In response to the burgeoning scandal, in 2021 a public inquiry was launched to investigate and publish the failings of the Post Office, and the testimony of its victims. 

The inquiry disclosed that numerous senior Post Office staff were aware of the fallibility of Horizon, all whilst prosecutions continued. Fujitsu engineer Gareth Jenkins was found to have concealed Horizon’s defects, acting as an expert witness in various prosecutions regardless; an example being Seema Misra, who was ultimately incarcerated whilst pregnant. Mr Jenkins remains under investigation for perjury.  Not least Mr Jenkins, but Post Office CEO Paula Vennells remains accused of knowledge of the system error(s) before prosecutions concluded.

Following the inquiry, in 2024 Holyrood proposed and passed the Post Office (Horizon System) Offences (Scotland) Act 2024 to ensure legislative redress for Scottish victims and harmonise with its English equivalent.

The Act, via s1(1) seeks to quash (defined in s7(1)) sub-postmasters' wrongful convictions where its legal tests are met (for deceased accused/defendants, see (s4(3)(a)-(ii)). The Act is a retrospective and scandal-specific means of legislative redress. 
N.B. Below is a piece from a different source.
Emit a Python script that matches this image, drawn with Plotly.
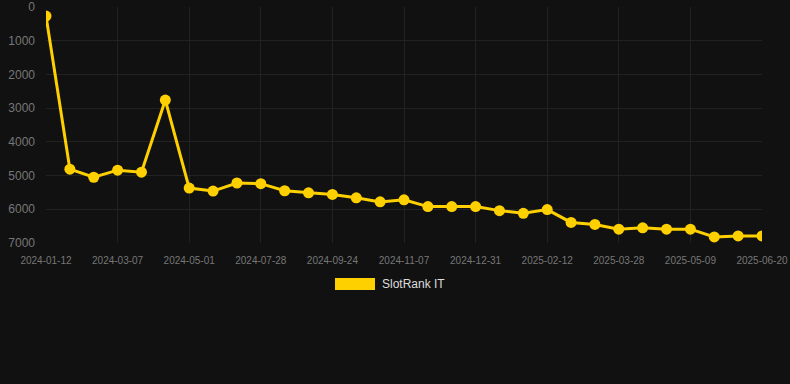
import plotly.graph_objects as go

dates = ["2024-01-12", "2024-01-30", "2024-02-18", "2024-03-07", "2024-03-25", "2024-04-13",
         "2024-05-01", "2024-05-30", "2024-06-29", "2024-07-28", "2024-08-17", "2024-09-05",
         "2024-09-24", "2024-10-09", "2024-10-23", "2024-11-07", "2024-11-25", "2024-12-13",
         "2024-12-31", "2025-01-14", "2025-01-28", "2025-02-12", "2025-02-26", "2025-03-13",
         "2025-03-28", "2025-04-11", "2025-04-25", "2025-05-09", "2025-05-23", "2025-06-06",
         "2025-06-20"]
rank = [270, 4810, 5050, 4840, 4900, 2760, 5370, 5460, 5220, 5240, 5450, 5510, 5560, 5660,
        5780, 5720, 5920, 5920, 5920, 6040, 6120, 6010, 6390, 6450, 6590, 6550, 6590, 6590,
        6820, 6790, 6790]
tick_labels = dates[::3]
y_ticks = [0, 1000, 2000, 3000, 4000, 5000, 6000, 7000]
series_name = "SlotRank IT"
color = "#FFD000"

fig = go.Figure()
fig.add_trace(go.Scatter(
    x=dates, y=rank, mode="lines+markers", name=series_name,
    line=dict(color=color, width=3),
    marker=dict(color=color, size=11),
    showlegend=False,
))

fig.update_layout(
    width=790, height=384,
    paper_bgcolor="#111111", plot_bgcolor="#111111",
    margin=dict(l=46, r=28, t=7, b=141),
    font=dict(family="Liberation Sans, Arial, sans-serif", color="#777777"),
    xaxis=dict(
        type="category", range=[0, len(dates) - 1], automargin=False,
        tickmode="array", tickvals=tick_labels, ticktext=tick_labels,
        tickfont=dict(size=10, color="#777777"),
        showgrid=True, gridcolor="#222222", gridwidth=1,
        zeroline=False, showline=False, ticks="", ticklabelstandoff=10,
    ),
    yaxis=dict(
        range=[7000, 0], tickmode="array", tickvals=y_ticks, automargin=False,
        tickfont=dict(size=12, color="#777777"),
        showgrid=True, gridcolor="#222222", gridwidth=1,
        zeroline=False, showline=False, ticks="", ticklabelstandoff=10,
    ),
    shapes=[dict(type="rect", xref="paper", yref="paper",
                 x0=(335 - 46) / 716, x1=(375 - 46) / 716,
                 y0=(243 - 290) / 236, y1=(243 - 278) / 236,
                 fillcolor=color, line=dict(width=0))],
    annotations=[dict(text=series_name, xref="paper", yref="paper",
                      x=(380 - 46) / 716, y=(243 - 284) / 236,
                      xanchor="left", yanchor="middle", showarrow=False,
                      font=dict(size=12, color="#dddddd"))],
)

fig.write_html("out.html", config={"displayModeBar": False},
               post_script="document.body.style.margin='0';document.body.style.background='#111111';")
In determining a relevant offence (s1(2)(a)), conditions A-E must be met (s2(2)(a)-(6)(a)/(b)). First (s2(2)(a)-(b)), the offence(s) must have been committed between the dates of 23 September 1996, and the 31st December 2018; this is to capture the period where chiefly the Horizon system was in use. Condition B (s2(3)(a)-(d)) provides the grounds on which the offence must be based upon. These are all crimes of dishonesty; s2(3)(e) however expands these grounds to ancillary offences, which are defined in s2(7)(c) as assisting a primary offender in the relevant offence. Condition C & D (s2(4) & s2(5)) establish that at the time of such an offence, the accused was carrying out business in connection with their sub-postmaster duties. Finally, Condition D (s2(6)(a)-(b)) stipulates that at the time of the offence, the Horizon system must have been in use to some capacity. 

 

Implications for In-House Practitioners:  

The Post Office/Horizon scandal demonstrates marked failures of numerous in-house lawyers' duties as defined by the SRA and LSS. An example is Jarnail Singh, who regardless of provably possessing information pertaining to Horizon’s fallibility, denies any cover-up involvement. It is submitted that an in-house lawyer's duty to the general public ought to be emphasised alongside their commitment to their company, this may be achieved both via internal and external oversight. 

 

Ethical Auditing: 

This report proposes a novel ethics audit for in-house solicitors, applied on a risk-posed basis. The composition and functionality of this body remains to be determined and would require extensive think-tanking and funding. This body would allow for both increased whistleblower access, and a point of reference for dubious practice.   

 

Ethical Certification: 

A cost-effective whilst less universal alternative to ethical auditing is a voluntary ethical certification. This could be carried out by a third-party body similar to ICAS and could serve a similar purpose to clients as Athena Swan Charters but as a certification of ethical culture and practice. 

 

Digital Evidence, and the Revival of Section 69 PACE 1984: 

Aside from this implication, there is also the additional issue of how digital evidence is treated at trial. The status quo deems digital evidence unanimously trusted unless proven otherwise; however, prior to 2000, s69 operated within the Police and Criminal Evidence Act 1984 (PACE 1984), which established that all digital evidence ought to be proven accurate to be admissible as evidence, as opposed to a generic presumption of its accuracy. This operated as a presumption of guilt upon software. However, in 1995 the Law Commission advised repealing the section. James Christie argues that the revoking of s69 was pursued under an erring as to the difference between generally infallible computer hardware (the provided analogy being a wristwatch), and more complex fragile software. It is submitted that if s69 had remained during the Horizon Prosecutions, it may have allowed for more trustworthy digital evidence accuracy. It is hence submitted that the revival of an s69 equivalent would safely accommodate for increasing digital evidence reliance.   

 

The Importance of Contingency Plans and Training:

The Post Office/Horizon scandal highlights the consequences of a lack of internal codified contingency plans and solutions. In Bates, Lord Justice Fraser expresses the expectation that the system should "prevent, detect, identify, report or reduce the risk" of system errors. Bates also highlighted the lack of sub-postmaster training regarding the Horizon system. It is submitted, that where an organisation vests financial reliance in a computer system, proportionate training ought to be delivered to its operators; the potential that an IT system may be at fault must likewise be championed.  

 

Contractual Clarity: 

Obligations, responsibilities, warranties, and liabilities must consistently be contractually clear between IT system manufacturers and users to avoid wrongful prosecutions. If the Post Office and Fujitsu had stipulated where liability rests in the event of the short-falling error - it may have prevented liability falling on sub-postmasters. 

 

Corporate Culture: 

The Post Office incentivised prosecutions for both financial and professional gain. Once a cultural practice takes root, other than resignation, it is nearly impossible for in-house lawyers to subvert it as their duty lies in the company's success and longevity, reliant on senior management's direction. Business leaders must closely monitor their company's culture, particularly in its formative stages, to ensure sustained ethical practice during its growth.